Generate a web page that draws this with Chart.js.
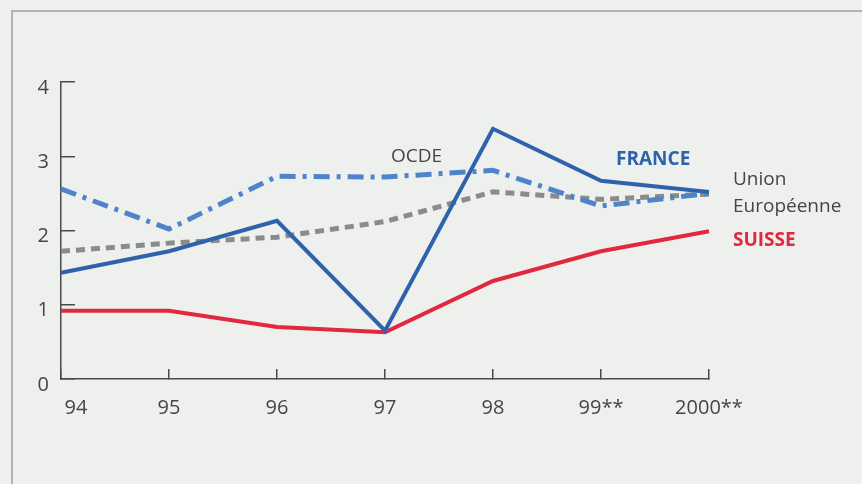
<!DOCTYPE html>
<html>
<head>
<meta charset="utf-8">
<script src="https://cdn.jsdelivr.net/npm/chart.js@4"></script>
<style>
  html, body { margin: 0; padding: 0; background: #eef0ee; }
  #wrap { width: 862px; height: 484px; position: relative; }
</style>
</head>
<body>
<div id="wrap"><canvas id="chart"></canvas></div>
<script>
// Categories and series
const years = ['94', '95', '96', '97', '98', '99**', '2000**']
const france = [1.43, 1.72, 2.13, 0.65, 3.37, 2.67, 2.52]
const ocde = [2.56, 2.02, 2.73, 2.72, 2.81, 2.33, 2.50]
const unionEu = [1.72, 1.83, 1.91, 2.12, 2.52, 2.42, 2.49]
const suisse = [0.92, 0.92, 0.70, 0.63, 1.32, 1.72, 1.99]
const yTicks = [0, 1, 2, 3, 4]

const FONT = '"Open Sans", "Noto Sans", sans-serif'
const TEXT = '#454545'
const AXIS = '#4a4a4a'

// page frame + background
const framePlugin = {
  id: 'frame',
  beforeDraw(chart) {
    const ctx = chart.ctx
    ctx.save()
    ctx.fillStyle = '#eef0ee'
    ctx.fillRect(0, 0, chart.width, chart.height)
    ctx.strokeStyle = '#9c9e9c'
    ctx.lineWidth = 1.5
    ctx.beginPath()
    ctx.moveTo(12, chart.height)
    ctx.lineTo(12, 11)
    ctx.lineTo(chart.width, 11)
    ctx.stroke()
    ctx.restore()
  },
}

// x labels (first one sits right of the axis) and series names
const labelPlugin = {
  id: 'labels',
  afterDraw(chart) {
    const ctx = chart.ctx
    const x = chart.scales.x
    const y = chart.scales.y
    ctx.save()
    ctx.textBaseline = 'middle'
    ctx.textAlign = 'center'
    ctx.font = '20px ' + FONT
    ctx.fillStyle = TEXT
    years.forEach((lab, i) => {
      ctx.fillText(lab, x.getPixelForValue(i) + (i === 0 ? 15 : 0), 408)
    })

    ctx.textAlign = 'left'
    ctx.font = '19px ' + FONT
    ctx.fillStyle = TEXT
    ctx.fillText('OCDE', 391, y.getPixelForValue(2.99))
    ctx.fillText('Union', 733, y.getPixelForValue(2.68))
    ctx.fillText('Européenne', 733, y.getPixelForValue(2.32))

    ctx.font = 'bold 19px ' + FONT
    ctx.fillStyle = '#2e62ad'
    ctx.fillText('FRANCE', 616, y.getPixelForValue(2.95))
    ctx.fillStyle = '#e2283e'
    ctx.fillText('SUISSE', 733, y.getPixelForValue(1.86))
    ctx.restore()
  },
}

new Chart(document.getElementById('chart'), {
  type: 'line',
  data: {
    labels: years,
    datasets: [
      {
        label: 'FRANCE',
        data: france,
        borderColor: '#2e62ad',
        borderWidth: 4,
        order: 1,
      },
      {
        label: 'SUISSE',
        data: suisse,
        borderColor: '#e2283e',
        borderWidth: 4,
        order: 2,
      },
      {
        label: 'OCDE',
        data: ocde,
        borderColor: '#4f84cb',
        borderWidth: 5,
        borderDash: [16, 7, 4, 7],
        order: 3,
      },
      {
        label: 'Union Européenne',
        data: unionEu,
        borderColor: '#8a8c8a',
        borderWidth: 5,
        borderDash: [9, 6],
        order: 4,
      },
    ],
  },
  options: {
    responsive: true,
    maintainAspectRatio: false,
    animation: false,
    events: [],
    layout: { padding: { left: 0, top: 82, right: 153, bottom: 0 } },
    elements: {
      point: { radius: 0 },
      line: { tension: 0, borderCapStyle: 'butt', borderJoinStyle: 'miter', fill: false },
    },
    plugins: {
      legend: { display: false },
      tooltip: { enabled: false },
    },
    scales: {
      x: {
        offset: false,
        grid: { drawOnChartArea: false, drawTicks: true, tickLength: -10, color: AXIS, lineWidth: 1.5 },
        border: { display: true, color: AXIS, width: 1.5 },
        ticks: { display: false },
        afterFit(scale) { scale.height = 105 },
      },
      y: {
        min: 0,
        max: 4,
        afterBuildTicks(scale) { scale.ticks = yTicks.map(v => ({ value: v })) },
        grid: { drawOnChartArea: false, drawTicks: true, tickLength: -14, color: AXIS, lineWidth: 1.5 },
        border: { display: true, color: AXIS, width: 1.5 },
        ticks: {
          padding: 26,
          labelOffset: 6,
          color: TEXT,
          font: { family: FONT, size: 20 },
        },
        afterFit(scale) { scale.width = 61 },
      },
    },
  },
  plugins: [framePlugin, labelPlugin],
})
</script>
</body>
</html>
▬▬▬▬▬▬▬▬▬▬
Exercise task:
Return each line exactly as written. Any picture gets left out.

Expected output:
Generate a web page that draws this with Chart.js.
<!DOCTYPE html>
<html>
<head>
<meta charset="utf-8">
<script src="https://cdn.jsdelivr.net/npm/chart.js@4"></script>
<style>
  html, body { margin: 0; padding: 0; background: #eef0ee; }
  #wrap { width: 862px; height: 484px; position: relative; }
</style>
</head>
<body>
<div id="wrap"><canvas id="chart"></canvas></div>
<script>
// Categories and series
const years = ['94', '95', '96', '97', '98', '99**', '2000**']
const france = [1.43, 1.72, 2.13, 0.65, 3.37, 2.67, 2.52]
const ocde = [2.56, 2.02, 2.73, 2.72, 2.81, 2.33, 2.50]
const unionEu = [1.72, 1.83, 1.91, 2.12, 2.52, 2.42, 2.49]
const suisse = [0.92, 0.92, 0.70, 0.63, 1.32, 1.72, 1.99]
const yTicks = [0, 1, 2, 3, 4]

const FONT = '"Open Sans", "Noto Sans", sans-serif'
const TEXT = '#454545'
const AXIS = '#4a4a4a'

// page frame + background
const framePlugin = {
  id: 'frame',
  beforeDraw(chart) {
    const ctx = chart.ctx
    ctx.save()
    ctx.fillStyle = '#eef0ee'
    ctx.fillRect(0, 0, chart.width, chart.height)
    ctx.strokeStyle = '#9c9e9c'
    ctx.lineWidth = 1.5
    ctx.beginPath()
    ctx.moveTo(12, chart.height)
    ctx.lineTo(12, 11)
    ctx.lineTo(chart.width, 11)
    ctx.stroke()
    ctx.restore()
  },
}

// x labels (first one sits right of the axis) and series names
const labelPlugin = {
  id: 'labels',
  afterDraw(chart) {
    const ctx = chart.ctx
    const x = chart.scales.x
    const y = chart.scales.y
    ctx.save()
    ctx.textBaseline = 'middle'
    ctx.textAlign = 'center'
    ctx.font = '20px ' + FONT
    ctx.fillStyle = TEXT
    years.forEach((lab, i) => {
      ctx.fillText(lab, x.getPixelForValue(i) + (i === 0 ? 15 : 0), 408)
    })

    ctx.textAlign = 'left'
    ctx.font = '19px ' + FONT
    ctx.fillStyle = TEXT
    ctx.fillText('OCDE', 391, y.getPixelForValue(2.99))
    ctx.fillText('Union', 733, y.getPixelForValue(2.68))
    ctx.fillText('Européenne', 733, y.getPixelForValue(2.32))

    ctx.font = 'bold 19px ' + FONT
    ctx.fillStyle = '#2e62ad'
    ctx.fillText('FRANCE', 616, y.getPixelForValue(2.95))
    ctx.fillStyle = '#e2283e'
    ctx.fillText('SUISSE', 733, y.getPixelForValue(1.86))
    ctx.restore()
  },
}

new Chart(document.getElementById('chart'), {
  type: 'line',
  data: {
    labels: years,
    datasets: [
      {
        label: 'FRANCE',
        data: france,
        borderColor: '#2e62ad',
        borderWidth: 4,
        order: 1,
      },
      {
        label: 'SUISSE',
        data: suisse,
        borderColor: '#e2283e',
        borderWidth: 4,
        order: 2,
      },
      {
        label: 'OCDE',
        data: ocde,
        borderColor: '#4f84cb',
        borderWidth: 5,
        borderDash: [16, 7, 4, 7],
        order: 3,
      },
      {
        label: 'Union Européenne',
        data: unionEu,
        borderColor: '#8a8c8a',
        borderWidth: 5,
        borderDash: [9, 6],
        order: 4,
      },
    ],
  },
  options: {
    responsive: true,
    maintainAspectRatio: false,
    animation: false,
    events: [],
    layout: { padding: { left: 0, top: 82, right: 153, bottom: 0 } },
    elements: {
      point: { radius: 0 },
      line: { tension: 0, borderCapStyle: 'butt', borderJoinStyle: 'miter', fill: false },
    },
    plugins: {
      legend: { display: false },
      tooltip: { enabled: false },
    },
    scales: {
      x: {
        offset: false,
        grid: { drawOnChartArea: false, drawTicks: true, tickLength: -10, color: AXIS, lineWidth: 1.5 },
        border: { display: true, color: AXIS, width: 1.5 },
        ticks: { display: false },
        afterFit(scale) { scale.height = 105 },
      },
      y: {
        min: 0,
        max: 4,
        afterBuildTicks(scale) { scale.ticks = yTicks.map(v => ({ value: v })) },
        grid: { drawOnChartArea: false, drawTicks: true, tickLength: -14, color: AXIS, lineWidth: 1.5 },
        border: { display: true, color: AXIS, width: 1.5 },
        ticks: {
          padding: 26,
          labelOffset: 6,
          color: TEXT,
          font: { family: FONT, size: 20 },
        },
        afterFit(scale) { scale.width = 61 },
      },
    },
  },
  plugins: [framePlugin, labelPlugin],
})
</script>
</body>
</html>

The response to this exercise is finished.